ETA: Longer than Expected

I’ve been back into FFXIV. I’m slowly making my way up to 50 on my White Mage. Quite slowly: it’s my first class, and even though I was out of the game for three weeks since the launch two months ago, that’s still not blazingly fast by any stretch of imagination. I wonder whether I’ll be able to find a good FC once I’m at level cap. But that might be a topic for a different post.

The game runs really well overall. There’s some creaking along the seams and some almost-to-be-expected things that are not 100% polished yet. Every couple of days, the game becomes almost unplayable during the later evening in the crowded zones: everybody will freeze in place for 10 seconds, then scramble in fast forward as the game catches up. I blame server overloads. Oh well, I play something else on these nights or read a book (cf.: why I’m slow on my way to 50). About 50% of the time, the game doesn’t close properly when I quit and I need to kill it. The weirdest quirk, though, is this:

 

Not quite the definition of "spot on".

Not quite the definition of “spot on”.

I’m not really sure why this happens. It happens all the time, though. Not necessarily quite as extreme, but I don’t think I’ve had it happen that I got into a dungeon (sorry, duty, or whatever) in less than the “average wait time”. Doesn’t sound very average to me. Even if you assume that tank queues are instant (which looks like it) and DPS queues are no worse than healer queues (a bold hypothesis, seeing how I typically pick up “my” two dps almost instantly), that would still mean a combined waiting time of 60 minutes split among four players in that scenario. Not exactly “less than 5m” either.

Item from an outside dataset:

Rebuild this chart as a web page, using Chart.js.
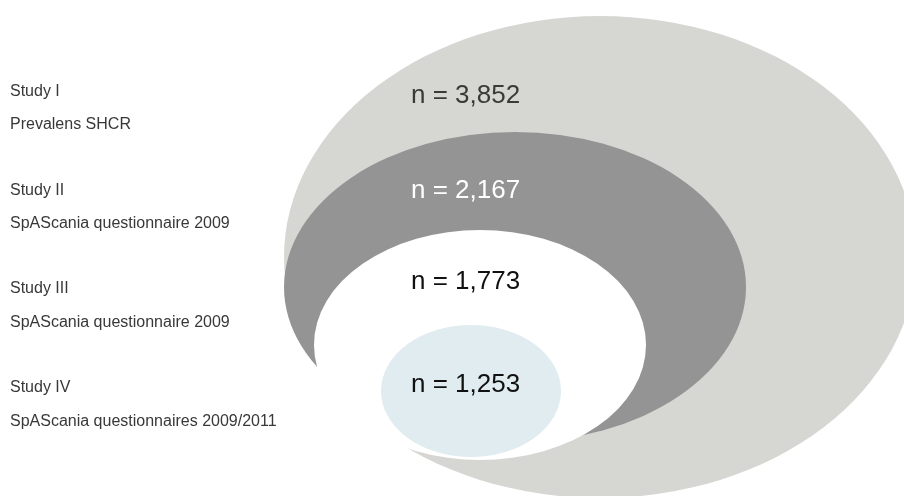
<!DOCTYPE html>
<html>
<head>
<meta charset="utf-8">
<script src="https://cdn.jsdelivr.net/npm/chart.js@4.4.1/dist/chart.umd.min.js"></script>
<style>
    body { margin: 0; background: #ffffff; }
    #wrap { width: 904px; height: 496px; position: relative; }
</style>
</head>
<body>
<div id="wrap"><canvas id="studyChart"></canvas></div>
<script>
// Data
var studies = ['Study I', 'Study II', 'Study III', 'Study IV'];
var sources = ['Prevalens SHCR', 'SpAScania questionnaire 2009', 'SpAScania questionnaire 2009', 'SpAScania questionnaires 2009/2011'];
var sampleSizes = [3852, 2167, 1773, 1253];

// Layout (axis units, axes run 0..904 and 0..496 top down)
var ellipseCenters = [[600, 257], [515, 287], [480, 345], [471, 391]];
var ellipseRadii = [[316, 241], [231, 155], [166, 115], [90, 66]];
var ellipseColors = ['#d6d7d2', '#949494', '#ffffff', '#e1ecf1'];
var nLabelPos = [[411, 103], [411, 198], [411, 289], [411, 392]];
var nLabelColors = ['#3b3b35', '#ffffff', '#111111', '#111111'];
var studyLabelY = [96, 195, 293, 392];
var sourceLabelY = [129, 228, 327, 426];

var datasets = [];
for (let i = 0; i < studies.length; i++) {
    datasets.push({
        label: studies[i],
        data: [{ x: ellipseCenters[i][0], y: ellipseCenters[i][1] }],
        backgroundColor: ellipseColors[i],
        pointRadius: 0
    });
}

//Draw each dataset point as an ellipse around it
var ellipsePlugin = {
    id: 'ellipses',
    beforeDatasetsDraw(chart) {
        const ctx = chart.ctx;
        const xs = chart.scales.x;
        const ys = chart.scales.y;
        chart.data.datasets.forEach(function(ds, i) {
            const pt = chart.getDatasetMeta(i).data[0];
            const rx = Math.abs(xs.getPixelForValue(ds.data[0].x + ellipseRadii[i][0]) - pt.x);
            const ry = Math.abs(ys.getPixelForValue(ds.data[0].y + ellipseRadii[i][1]) - pt.y);
            ctx.save();
            ctx.beginPath();
            ctx.ellipse(pt.x, pt.y, rx, ry, 0, 0, Math.PI * 2);
            ctx.fillStyle = ds.backgroundColor;
            ctx.fill();
            ctx.restore();
        });
    },
    afterDatasetsDraw(chart) {
        const ctx = chart.ctx;
        const xs = chart.scales.x;
        const ys = chart.scales.y;
        ctx.save();
        ctx.textBaseline = 'alphabetic';
        ctx.textAlign = 'left';

        // n = ... labels inside the ellipses
        ctx.font = '26px "Liberation Sans", Arial, sans-serif';
        for (let i = 0; i < sampleSizes.length; i++) {
            ctx.fillStyle = nLabelColors[i];
            ctx.fillText('n = ' + sampleSizes[i].toLocaleString('en-US'),
                xs.getPixelForValue(nLabelPos[i][0]), ys.getPixelForValue(nLabelPos[i][1]));
        }

        // study names on the left
        ctx.font = '16px "Liberation Sans", Arial, sans-serif';
        ctx.fillStyle = '#383838';
        for (let i = 0; i < studies.length; i++) {
            ctx.fillText(studies[i], xs.getPixelForValue(10), ys.getPixelForValue(studyLabelY[i]));
            ctx.fillText(sources[i], xs.getPixelForValue(10), ys.getPixelForValue(sourceLabelY[i]));
        }
        ctx.restore();
    }
};

new Chart(document.getElementById('studyChart'), {
    type: 'scatter',
    data: { datasets: datasets },
    options: {
        responsive: true,
        maintainAspectRatio: false,
        animation: false,
        layout: { padding: 0 },
        scales: {
            x: { type: 'linear', min: 0, max: 904, display: false },
            y: { type: 'linear', min: 0, max: 496, reverse: true, display: false }
        },
        plugins: {
            legend: { display: false },
            tooltip: { enabled: false }
        }
    },
    plugins: [ellipsePlugin]
});
</script>
</body>
</html>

I don’t know what goes wrong in their calculation, but something seems to. Oh well, I got used to it. Maybe I’ll finally finish my copy of “American Psycho” that way. Only 80 pages left.

5 thoughts on “ETA: Longer than Expected

  1. Can you not run the instance with less than the maximum people? Can you actually do other things while waiting? Just curious, because I certainly don’t play games to sit in queues. Especially long queues.

    1. You can do anything that does not cause you to change the size of your group (if you were solo, you must stay solo including not summoning your Chocobo, if you were in a partial group you must stay that way). This includes running around looking for FATES (public quest/world event/etc equivalent), doing any solo quests, etc, including on other classes that you are leveling. The catch is that you must be able to change back to the job you queued as within 45 seconds when the queue pops to accept the invite, and you need to be out of combat to change classes – I once cut it very very close to losing an invite I’d been waiting 20+ minutes for because for whatever reason it took nearly 30 seconds of running to get out of combat.

    2. The dungeon finder window is minimized by default and therefore doesn’t interfere with your playing. You have to run the dungeon with the maximum amount of people (4 or 8, depending on the dungeon), and as far as I know, there is no way around that at the moment, though the developers have acknowledged that this is a limitation that should be removed eventually(tm).

      It’s interesting that, as Green Armadillo noted, that while you can change your class, you have to manually switch back to accept the invite. I wasn’t aware of that. I have a secondary class (a lvl 30 paladin), but I never tried out switching while in the queue. I actually expected the finder to switch you seamlessly when you get teleported.

  2. I have been surprised at the healer queue times – it’s actually not much faster than the queue times as DPS! It’s a good thing that I’m kind of enjoying healing on its own merits, because it’s a bit of a fail as a queue time saver.

    In a related story, the other day we got a very interesting stand-in of a tank in a Duty Finder Toto-Rak. I’m betting that this person was a PS3 player without a keyboard because they weren’t AFK but they never responded to anything that we said about them. The tank would attack one mob at a time with single target abilities and beat that mob until dead as if he was solo, while leaving the three clothies (one of each type) to figure out how to deal with the aggro from the other mobs. It was like having your stereotypical escort quest NPC for a tank, running ahead to pull stuff and leaving us to figure out how to manage. It was actually a fair amount of fun, though I’m not sure if on a matter of principle we should have been unable to complete the dungeon with a tank that bad.

    1. I’ve been surprised at the healer queues, too. I’m not sure why this is happening. There must be an awful lot of healers around.

      I’ve also had my share of spectacularly bad groups, or at least players, in dungeons. It seems to get better as you reach higher levels. And, I guess, since Toto-Rak is still somewhat of a starter and training dungeon, it’s probably designed to be completable with a catastrophically bad player in your group, if the rest is on their respective balls (and nobody pulls a Leeroy).